«Vers la fin de ce mois je m’en vais à Moscou, et y viendra qui pourra, la la, et у viendra qui voudra»… (К концу месяца я еду в Москву, и приедет туда, кто может, и приедет туда, кто хочет)…
Правда, в этот день ею был подписан Кучук-Кайнарджийский мир, и Пугачевский бунт был наконец подавлен. Но и месяц спустя она пишет опять:
«Вы знаете, что, кроме меня самой, в моей свите есть еще второй я… Это князь Репнин, очень веселый посланник и превосходный товарищ для путешествий, которого я везу с собой в Москву без всяких церемоний; в своем посольстве он может напустить на себя, если сумеет, необходимую важность, но только не теперь, со мною».
И благодаря тому, что Гримм отвечал ей всегда в ее же тоне, он и сумел сохранить ее благоволение и стать самым близким ее поверенным. Когда же он писал ей, случайно, в другом духе, например, после смерти невестки Екатерины, горько оплаканной – положим, не очень долго – самой императрицей, то она сейчас же призывала его к порядку:
«Я никогда не отвечаю на иеремиады; не следует думать о вещах, которым невозможно помочь… Мертвых не воскресишь; будем лучше думать о живых».
А между тем ей самой ничего не стоило растрогаться, и, как мы это видели, она плакала очень часто. Она со слезами провожала своего сына Павла, когда он уезжал в Финляндию, чтобы вместе с русской армией принять участие в действиях против шведов, – хоть и не сильно была привязана к сыну.

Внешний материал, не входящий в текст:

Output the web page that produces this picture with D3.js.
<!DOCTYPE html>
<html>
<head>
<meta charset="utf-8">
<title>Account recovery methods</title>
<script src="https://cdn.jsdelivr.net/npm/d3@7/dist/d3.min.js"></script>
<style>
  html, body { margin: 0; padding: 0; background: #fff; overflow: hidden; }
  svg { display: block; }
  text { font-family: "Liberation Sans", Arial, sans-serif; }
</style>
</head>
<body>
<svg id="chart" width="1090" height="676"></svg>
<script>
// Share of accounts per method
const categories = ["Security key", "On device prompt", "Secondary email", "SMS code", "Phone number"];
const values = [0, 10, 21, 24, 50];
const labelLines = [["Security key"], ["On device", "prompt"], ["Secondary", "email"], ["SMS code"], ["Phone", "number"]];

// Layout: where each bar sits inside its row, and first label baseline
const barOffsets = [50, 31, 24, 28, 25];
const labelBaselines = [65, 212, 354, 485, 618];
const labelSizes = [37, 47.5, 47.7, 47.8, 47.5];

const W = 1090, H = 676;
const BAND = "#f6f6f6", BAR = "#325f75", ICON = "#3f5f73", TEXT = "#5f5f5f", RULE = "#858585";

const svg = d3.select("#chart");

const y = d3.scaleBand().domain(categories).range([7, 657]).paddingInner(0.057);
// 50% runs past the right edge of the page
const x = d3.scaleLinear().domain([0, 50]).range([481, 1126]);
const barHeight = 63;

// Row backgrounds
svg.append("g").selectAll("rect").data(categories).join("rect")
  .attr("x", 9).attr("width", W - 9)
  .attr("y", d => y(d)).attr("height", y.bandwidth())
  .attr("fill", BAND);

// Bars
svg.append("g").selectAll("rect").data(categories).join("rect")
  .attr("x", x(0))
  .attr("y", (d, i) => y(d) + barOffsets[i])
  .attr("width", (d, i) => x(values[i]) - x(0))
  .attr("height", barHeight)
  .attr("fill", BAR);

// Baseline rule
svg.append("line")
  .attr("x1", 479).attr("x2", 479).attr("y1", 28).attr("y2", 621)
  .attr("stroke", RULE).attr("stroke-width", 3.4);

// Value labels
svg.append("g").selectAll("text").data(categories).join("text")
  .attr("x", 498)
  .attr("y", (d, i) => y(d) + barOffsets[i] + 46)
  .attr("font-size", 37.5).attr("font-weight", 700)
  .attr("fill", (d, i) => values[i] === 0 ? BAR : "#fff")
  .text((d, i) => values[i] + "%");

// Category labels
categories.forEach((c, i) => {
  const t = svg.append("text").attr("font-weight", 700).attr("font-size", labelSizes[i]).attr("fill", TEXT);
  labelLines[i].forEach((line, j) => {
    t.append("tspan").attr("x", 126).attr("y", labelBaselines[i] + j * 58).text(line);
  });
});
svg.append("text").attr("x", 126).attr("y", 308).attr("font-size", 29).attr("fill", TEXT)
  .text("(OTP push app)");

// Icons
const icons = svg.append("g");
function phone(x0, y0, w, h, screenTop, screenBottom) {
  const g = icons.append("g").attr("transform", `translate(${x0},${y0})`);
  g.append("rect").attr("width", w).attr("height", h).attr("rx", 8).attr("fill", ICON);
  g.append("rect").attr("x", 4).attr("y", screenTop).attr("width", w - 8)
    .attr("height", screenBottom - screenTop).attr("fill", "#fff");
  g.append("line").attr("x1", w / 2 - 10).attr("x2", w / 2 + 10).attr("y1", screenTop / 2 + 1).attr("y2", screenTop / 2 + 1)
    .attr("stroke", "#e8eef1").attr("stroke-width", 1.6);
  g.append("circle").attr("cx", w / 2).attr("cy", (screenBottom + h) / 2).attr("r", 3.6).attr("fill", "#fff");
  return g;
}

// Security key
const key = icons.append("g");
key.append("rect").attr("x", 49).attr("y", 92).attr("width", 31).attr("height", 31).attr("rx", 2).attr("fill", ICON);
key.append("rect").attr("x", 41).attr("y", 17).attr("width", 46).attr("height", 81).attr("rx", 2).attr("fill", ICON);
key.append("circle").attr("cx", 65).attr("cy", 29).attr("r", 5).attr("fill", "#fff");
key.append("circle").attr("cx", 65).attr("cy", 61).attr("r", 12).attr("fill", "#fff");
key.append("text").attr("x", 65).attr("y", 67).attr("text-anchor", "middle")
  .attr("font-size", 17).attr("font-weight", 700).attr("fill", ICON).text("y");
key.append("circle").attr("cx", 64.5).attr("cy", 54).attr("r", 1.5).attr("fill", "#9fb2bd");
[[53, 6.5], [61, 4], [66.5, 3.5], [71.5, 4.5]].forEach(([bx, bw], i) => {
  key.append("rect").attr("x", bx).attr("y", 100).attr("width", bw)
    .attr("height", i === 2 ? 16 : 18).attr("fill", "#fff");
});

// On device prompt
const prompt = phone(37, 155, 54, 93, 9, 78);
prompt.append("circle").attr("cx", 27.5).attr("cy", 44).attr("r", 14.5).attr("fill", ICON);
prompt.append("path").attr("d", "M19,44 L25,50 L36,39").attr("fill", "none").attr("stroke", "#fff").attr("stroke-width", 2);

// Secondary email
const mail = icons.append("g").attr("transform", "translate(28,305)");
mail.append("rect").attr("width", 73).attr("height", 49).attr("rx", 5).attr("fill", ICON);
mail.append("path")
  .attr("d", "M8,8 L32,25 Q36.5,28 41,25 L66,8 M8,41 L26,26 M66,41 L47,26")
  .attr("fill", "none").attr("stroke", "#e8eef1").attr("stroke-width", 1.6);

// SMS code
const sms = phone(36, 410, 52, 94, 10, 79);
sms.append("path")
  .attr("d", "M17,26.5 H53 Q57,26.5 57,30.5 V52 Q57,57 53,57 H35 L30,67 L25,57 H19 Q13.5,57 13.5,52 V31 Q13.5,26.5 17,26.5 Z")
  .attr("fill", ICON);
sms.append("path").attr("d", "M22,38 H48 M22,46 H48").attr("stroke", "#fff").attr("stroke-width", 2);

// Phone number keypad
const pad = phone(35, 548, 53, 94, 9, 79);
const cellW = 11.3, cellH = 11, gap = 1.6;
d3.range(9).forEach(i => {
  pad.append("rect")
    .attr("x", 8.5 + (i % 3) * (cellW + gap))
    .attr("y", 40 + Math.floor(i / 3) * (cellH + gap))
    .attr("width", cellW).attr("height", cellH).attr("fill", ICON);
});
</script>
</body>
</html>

Она плакала, получив известие о смерти адмирала Грейга. Храповицкий приводит еще много таких же случаев, где проявлялась ее чувствительность. Когда она узнала о кончине Потемкина, то чуть не изошла слезами. Но зато она и утешалась быстро и легко. И как горе и испытания, так и годы скользили по ее счастливому характеру, не омрачая его. Вот письмо, написанное ею на шестьдесят пятом году жизни. В нем звучат, пожалуй, немного меланхолические ноты; но игры детей, как и прежде, находят еще в ее сердце радостный отклик, и жмурки не теряют прелести в ее глазах:
«Третьего дня, в четверг, 9-го февраля; исполнилось пятьдесят лет с того дня, когда я с матерью приехала в Москву… Я думаю, что здесь, в Петербурге, нет в живых и десяти лиц, которые помнили бы об этом моем въезде. Остался только Бецкий, слепой, дряхлый, совсем выживший из ума, спрашивающий у молодых людей, помнят ли они Петра I. Затем графиня Матюшкина, которая, несмотря на свои семьдесят восемь лет, плясала вчера на свадьбе. Затем обер-шенк Нарышкин, которого я застала в чине камер-юнкера двора, и его жена. Его брат, обер-шталмейстер, – но он отрицает, что видел мой въезд, потому что это его старит. Обер-камергер Шувалов, который уже почти не выезжает от дряхлости из дому. Наконец моя старая горничная, которая начинает впадать в детство… Вот несомненные признаки старости, как и самый этот мой рассказ, может быть, – но что делать? И, несмотря на это, я до страсти, словно пятилетний ребенок, люблю смотреть, как играют в жмурки и во всякие другие детские игры. Молодежь и мои внуки говорят, что без меня не бывает настоящего веселья и что при мне они чувствуют себя смелее и свободнее, нежели без меня. Значит, это я – настоящий
Екатерина была, несомненно, человеком, у которого все силы находятся в счастливом равновесии, – одним словом, человеком с превосходным нравственным здоровьем. Вот почему с ней жилось легко, служить ей было приятно, и хотя она и не была так снисходительна и кротка, какой желала казаться, но никогда не проявляла ни придирчивости, ни крайней требовательности или строгости. Вне официальных церемоний, которым она всегда стремилась придать как можно больше блеску, – ее отношение к ним нам, впрочем, известно – она всех очаровывала своим обхождением. Она держала себя просто и свободно, не стесняя никого своим присутствием, но не забывая в то же время и своего высокого положения и указывая другим их подчиненное место, причем это выходило у нее как-то само собой, бессознательно. При рождении внука Александра она в письме к Гримму выражает сожаление, что на свете не существует уже больше фей, «которые могли бы одарить ребенка всем, чем пожелаешь… Я отблагодарила бы их прекрасными подарками, – пишет Екатерина, – и подсказала бы им на ухо: Госпожи феи, дайте ему естественности, немножко естественности, а всему остальному его научит опыт». Она любила казаться простой и добродушной. Раз, ударив своего секретаря свертком бумаг в живот, она сказала ему: «Я вас убью когда-нибудь листом бумаги». В письме к почт-директору Экку она называла его: «Господин мой сосед».